-- Exercise prompt --
Write out each line of the listing as it stands, without the images.

-- Data block --
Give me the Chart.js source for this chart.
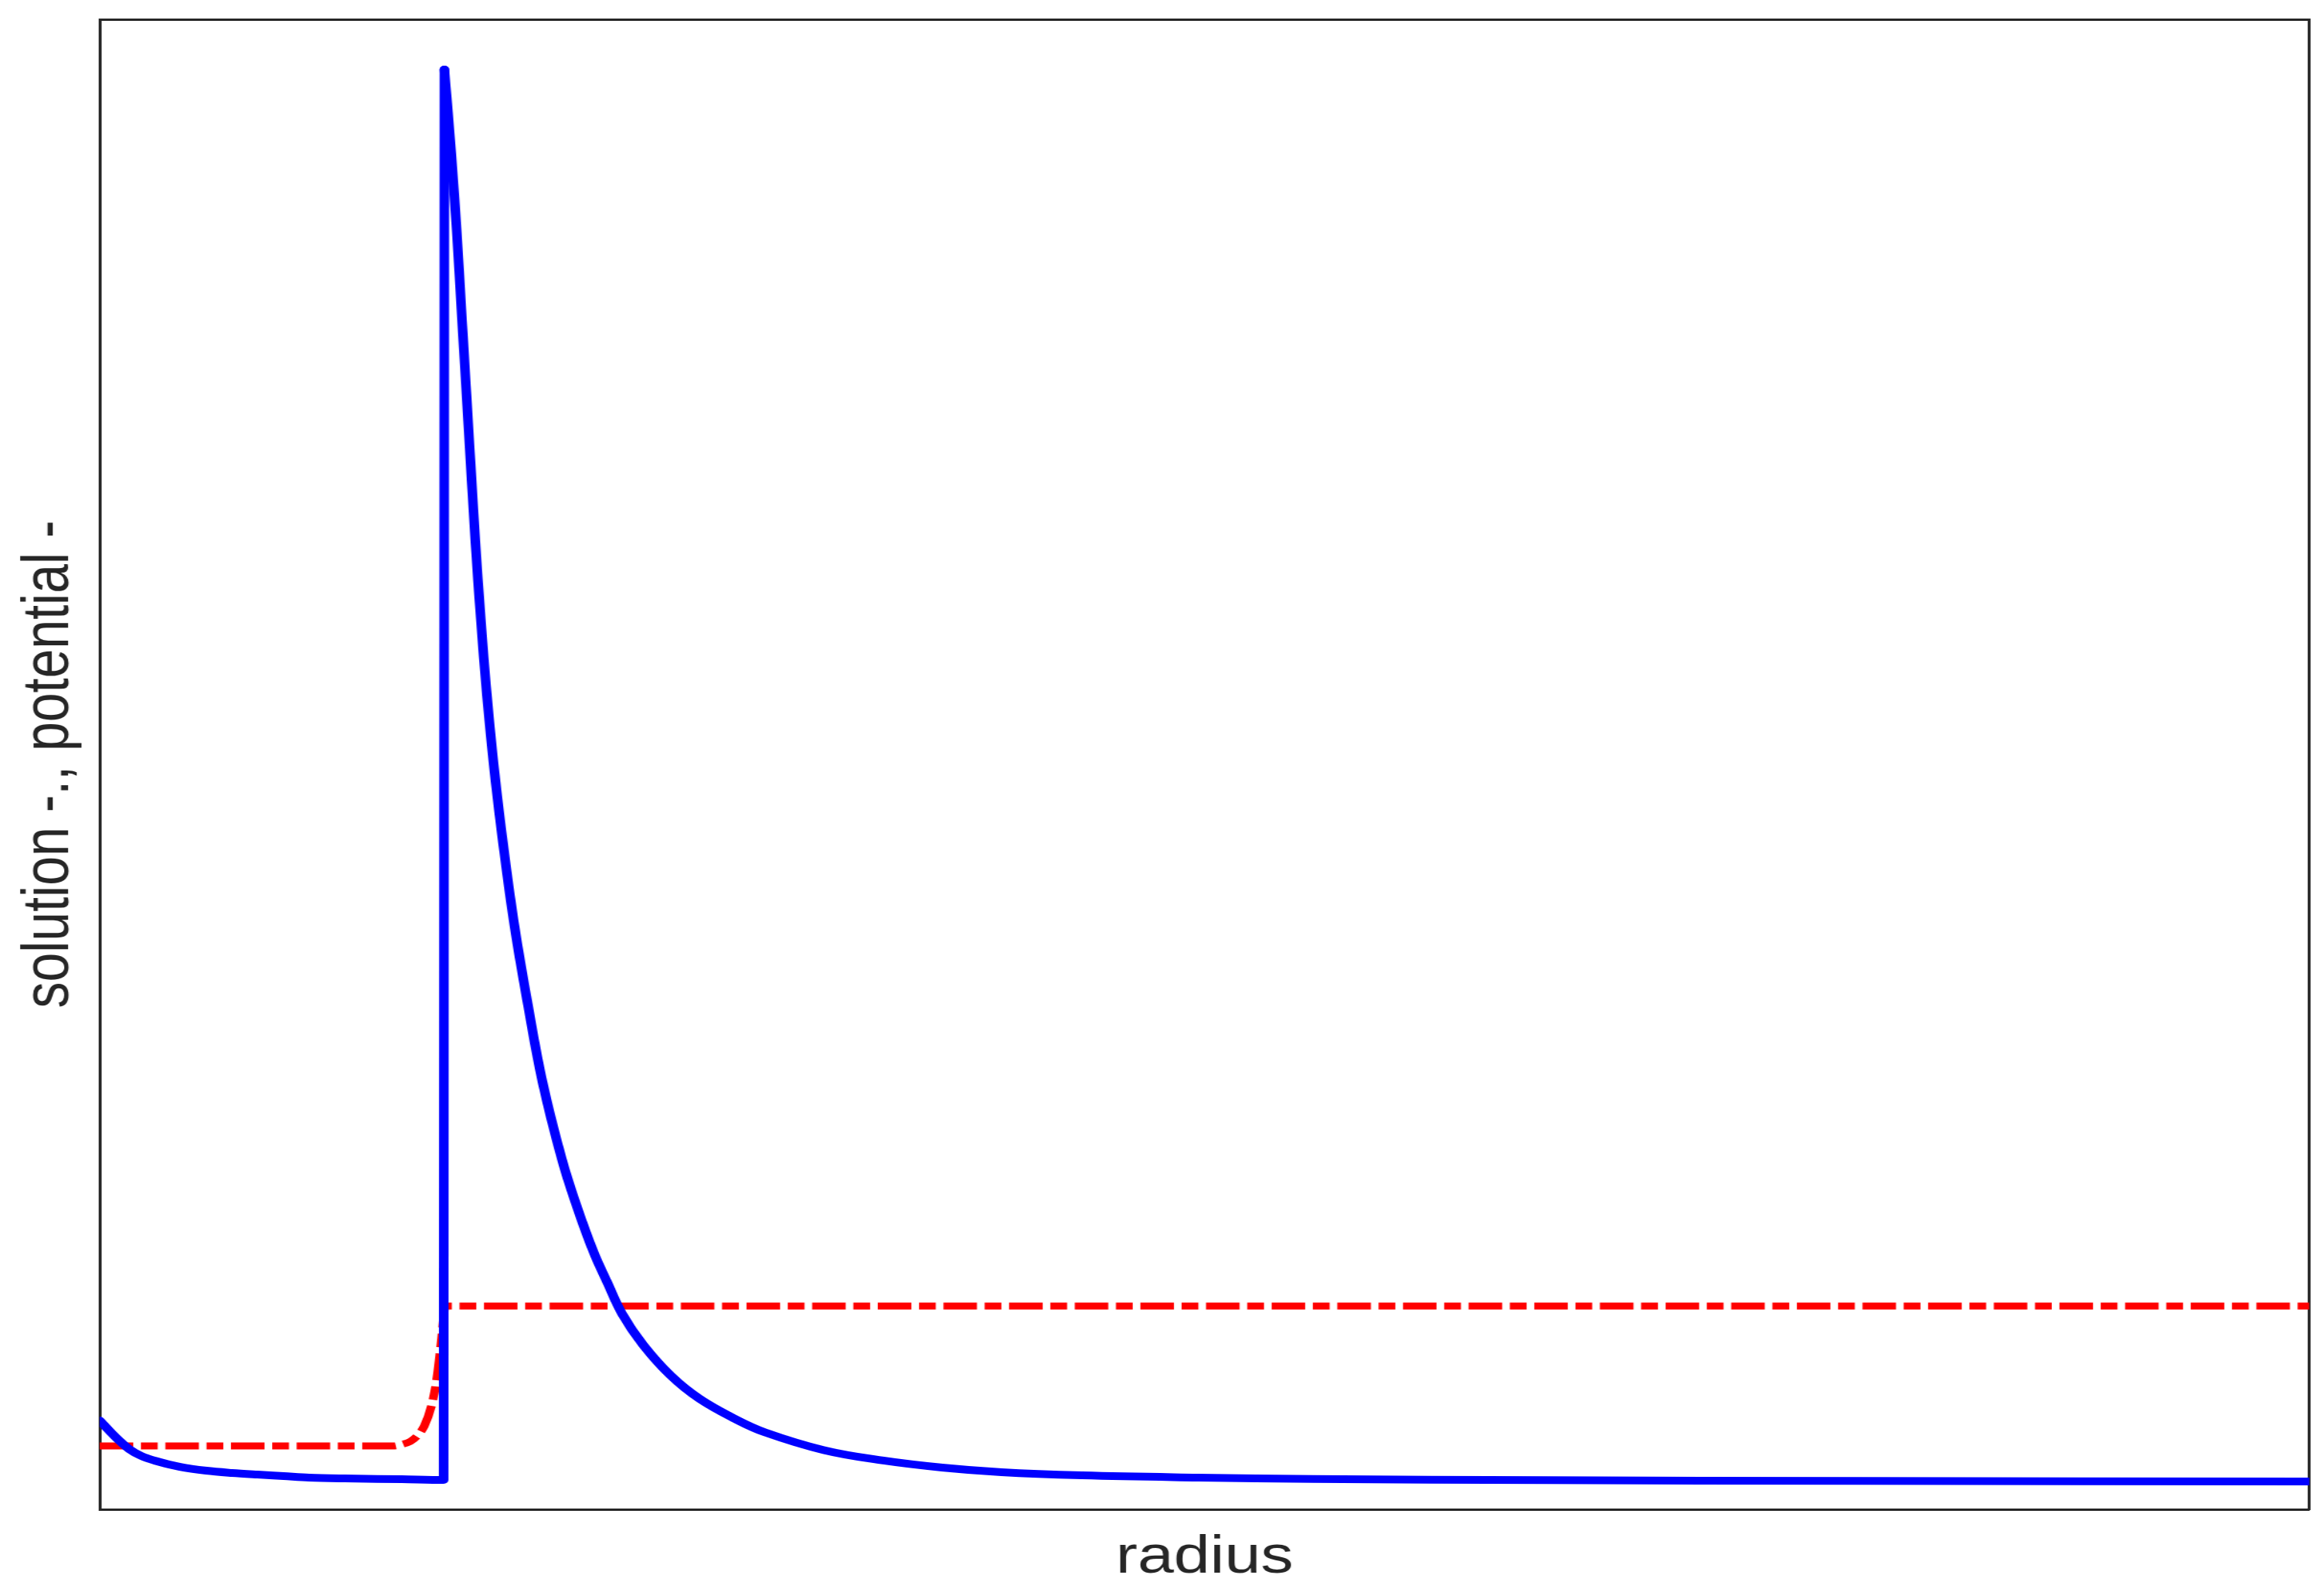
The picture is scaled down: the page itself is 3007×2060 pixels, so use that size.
<!DOCTYPE html>
<html>
<head>
<meta charset="utf-8">
<script src="https://cdn.jsdelivr.net/npm/chart.js@4.4.1/dist/chart.umd.min.js"></script>
<style>
  html, body { margin: 0; padding: 0; background: #ffffff; overflow: hidden; }
  /* the original figure is stretched sideways, so draw narrower and scale in x */
  #wrap { position: absolute; left: 0; top: 0; width: 2425px; height: 2060px;
          transform: scaleX(1.24); transform-origin: 0 0; }
</style>
</head>
<body>
<div id="wrap"><canvas id="chart"></canvas></div>
<script>
// Solution curve (blue, solid), inside r < 5: slow dip, then the jump up
const radiusInner = [0, 0.235, 0.425, 0.604, 0.795, 1.164, 1.545, 1.914, 2.283, 2.664,
  3.033, 3.548, 4.376, 4.981, 4.992];
const solutionInner = [0.596, 0.482, 0.405, 0.358, 0.327, 0.285, 0.259, 0.244, 0.233, 0.223,
  0.213, 0.207, 0.202, 0.197, 9.663];

// Solution curve outside: decay from the peak
const radiusOuter = [4.992, 5.093, 5.171, 5.238, 5.305, 5.372, 5.44, 5.518, 5.608, 5.719, 5.854,
  6.01, 6.201, 6.413, 6.693, 6.906, 7.152, 7.354, 7.566, 7.868, 8.271,
  8.686, 9.2, 9.637, 10.488, 11.35, 12.2, 13.062, 14.226, 15.905, 17.584,
  20.942, 25.419, 32];
const solutionOuter = [9.663, 9.092, 8.574, 8.055, 7.536, 7.018, 6.499, 5.980, 5.462, 4.943, 4.424,
  3.906, 3.387, 2.868, 2.350, 2.038, 1.727, 1.520, 1.312, 1.105, 0.897,
  0.742, 0.607, 0.516, 0.397, 0.327, 0.280, 0.249, 0.228, 0.213, 0.203,
  0.196, 0.190, 0.187];

// Potential curve (red, dash-dot)
const radiusPotential = [0, 4.253, 4.376, 4.5, 4.6, 4.701, 4.802, 4.88, 4.947, 4.992, 5.0, 32];
const potential = [0.425, 0.425, 0.436, 0.456, 0.493, 0.560, 0.690, 0.871, 1.131, 1.338, 1.364, 1.364];

const axisColor = '#262626';
const labelFont = { family: '"Liberation Sans", Arial, Helvetica, sans-serif', size: 68 };

function toPoints(xs, ys) {
  let pts = [];
  for (let i = 0; i < xs.length; i++) {
    pts.push({ x: xs[i], y: ys[i] });
  }
  return pts;
}

// Axis with a border line only (used to close the box on top and right)
function frameAxis(position, size) {
  return {
    type: 'linear',
    position: position,
    min: 0,
    max: 1,
    grid: { display: false },
    ticks: { display: false },
    border: { display: true, color: axisColor, width: 3 },
    afterFit: function(scale) {
      if (position === 'top') scale.height = size;
      else scale.width = size;
    }
  };
}

new Chart(document.getElementById('chart'), {
  type: 'line',
  data: {
    datasets: [
      {
        label: 'solution',
        data: toPoints(radiusInner, solutionInner),
        borderColor: '#0000ff',
        borderWidth: 10,
        borderJoinStyle: 'round',
        borderCapStyle: 'round',
        pointRadius: 0,
        cubicInterpolationMode: 'monotone',
        fill: false
      },
      {
        label: 'solution (outside)',
        data: toPoints(radiusOuter, solutionOuter),
        borderColor: '#0000ff',
        borderWidth: 10,
        borderJoinStyle: 'round',
        borderCapStyle: 'round',
        pointRadius: 0,
        tension: 0.4,
        fill: false
      },
      {
        label: 'potential',
        data: toPoints(radiusPotential, potential),
        borderColor: '#ff0000',
        borderWidth: 9,
        borderDash: [35, 8, 17.5, 8],
        borderCapStyle: 'butt',
        pointRadius: 0,
        cubicInterpolationMode: 'monotone',
        fill: false
      }
    ]
  },
  options: {
    responsive: true,
    maintainAspectRatio: false,
    animation: false,
    events: [],
    layout: { padding: 0 },
    plugins: {
      legend: { display: false },
      tooltip: { enabled: false }
    },
    scales: {
      x: {
        type: 'linear',
        position: 'bottom',
        min: 0,
        max: 32,
        grid: { display: false },
        ticks: { display: false },
        border: { display: true, color: axisColor, width: 3 },
        title: {
          display: true,
          text: 'radius',
          color: axisColor,
          font: labelFont,
          padding: { top: 0, bottom: 3 }
        },
        afterFit: function(scale) { scale.height = 107; }
      },
      y: {
        type: 'linear',
        position: 'left',
        min: 0,
        max: 10,
        grid: { display: false },
        ticks: { display: false },
        border: { display: true, color: axisColor, width: 3 },
        title: {
          display: true,
          text: 'solution -., potential -',
          color: axisColor,
          font: labelFont,
          padding: { top: 11, bottom: 0 }
        },
        afterFit: function(scale) { scale.width = 104; }
      },
      x2: frameAxis('top', 25),
      y2: frameAxis('right', 15.3)
    }
  }
});
</script>
</body>
</html>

-- Exercise answer --
Give me the Chart.js source for this chart.
The picture is scaled down: the page itself is 3007×2060 pixels, so use that size.
<!DOCTYPE html>
<html>
<head>
<meta charset="utf-8">
<script src="https://cdn.jsdelivr.net/npm/chart.js@4.4.1/dist/chart.umd.min.js"></script>
<style>
  html, body { margin: 0; padding: 0; background: #ffffff; overflow: hidden; }
  /* the original figure is stretched sideways, so draw narrower and scale in x */
  #wrap { position: absolute; left: 0; top: 0; width: 2425px; height: 2060px;
          transform: scaleX(1.24); transform-origin: 0 0; }
</style>
</head>
<body>
<div id="wrap"><canvas id="chart"></canvas></div>
<script>
// Solution curve (blue, solid), inside r < 5: slow dip, then the jump up
const radiusInner = [0, 0.235, 0.425, 0.604, 0.795, 1.164, 1.545, 1.914, 2.283, 2.664,
  3.033, 3.548, 4.376, 4.981, 4.992];
const solutionInner = [0.596, 0.482, 0.405, 0.358, 0.327, 0.285, 0.259, 0.244, 0.233, 0.223,
  0.213, 0.207, 0.202, 0.197, 9.663];

// Solution curve outside: decay from the peak
const radiusOuter = [4.992, 5.093, 5.171, 5.238, 5.305, 5.372, 5.44, 5.518, 5.608, 5.719, 5.854,
  6.01, 6.201, 6.413, 6.693, 6.906, 7.152, 7.354, 7.566, 7.868, 8.271,
  8.686, 9.2, 9.637, 10.488, 11.35, 12.2, 13.062, 14.226, 15.905, 17.584,
  20.942, 25.419, 32];
const solutionOuter = [9.663, 9.092, 8.574, 8.055, 7.536, 7.018, 6.499, 5.980, 5.462, 4.943, 4.424,
  3.906, 3.387, 2.868, 2.350, 2.038, 1.727, 1.520, 1.312, 1.105, 0.897,
  0.742, 0.607, 0.516, 0.397, 0.327, 0.280, 0.249, 0.228, 0.213, 0.203,
  0.196, 0.190, 0.187];

// Potential curve (red, dash-dot)
const radiusPotential = [0, 4.253, 4.376, 4.5, 4.6, 4.701, 4.802, 4.88, 4.947, 4.992, 5.0, 32];
const potential = [0.425, 0.425, 0.436, 0.456, 0.493, 0.560, 0.690, 0.871, 1.131, 1.338, 1.364, 1.364];

const axisColor = '#262626';
const labelFont = { family: '"Liberation Sans", Arial, Helvetica, sans-serif', size: 68 };

function toPoints(xs, ys) {
  let pts = [];
  for (let i = 0; i < xs.length; i++) {
    pts.push({ x: xs[i], y: ys[i] });
  }
  return pts;
}

// Axis with a border line only (used to close the box on top and right)
function frameAxis(position, size) {
  return {
    type: 'linear',
    position: position,
    min: 0,
    max: 1,
    grid: { display: false },
    ticks: { display: false },
    border: { display: true, color: axisColor, width: 3 },
    afterFit: function(scale) {
      if (position === 'top') scale.height = size;
      else scale.width = size;
    }
  };
}

new Chart(document.getElementById('chart'), {
  type: 'line',
  data: {
    datasets: [
      {
        label: 'solution',
        data: toPoints(radiusInner, solutionInner),
        borderColor: '#0000ff',
        borderWidth: 10,
        borderJoinStyle: 'round',
        borderCapStyle: 'round',
        pointRadius: 0,
        cubicInterpolationMode: 'monotone',
        fill: false
      },
      {
        label: 'solution (outside)',
        data: toPoints(radiusOuter, solutionOuter),
        borderColor: '#0000ff',
        borderWidth: 10,
        borderJoinStyle: 'round',
        borderCapStyle: 'round',
        pointRadius: 0,
        tension: 0.4,
        fill: false
      },
      {
        label: 'potential',
        data: toPoints(radiusPotential, potential),
        borderColor: '#ff0000',
        borderWidth: 9,
        borderDash: [35, 8, 17.5, 8],
        borderCapStyle: 'butt',
        pointRadius: 0,
        cubicInterpolationMode: 'monotone',
        fill: false
      }
    ]
  },
  options: {
    responsive: true,
    maintainAspectRatio: false,
    animation: false,
    events: [],
    layout: { padding: 0 },
    plugins: {
      legend: { display: false },
      tooltip: { enabled: false }
    },
    scales: {
      x: {
        type: 'linear',
        position: 'bottom',
        min: 0,
        max: 32,
        grid: { display: false },
        ticks: { display: false },
        border: { display: true, color: axisColor, width: 3 },
        title: {
          display: true,
          text: 'radius',
          color: axisColor,
          font: labelFont,
          padding: { top: 0, bottom: 3 }
        },
        afterFit: function(scale) { scale.height = 107; }
      },
      y: {
        type: 'linear',
        position: 'left',
        min: 0,
        max: 10,
        grid: { display: false },
        ticks: { display: false },
        border: { display: true, color: axisColor, width: 3 },
        title: {
          display: true,
          text: 'solution -., potential -',
          color: axisColor,
          font: labelFont,
          padding: { top: 11, bottom: 0 }
        },
        afterFit: function(scale) { scale.width = 104; }
      },
      x2: frameAxis('top', 25),
      y2: frameAxis('right', 15.3)
    }
  }
});
</script>
</body>
</html>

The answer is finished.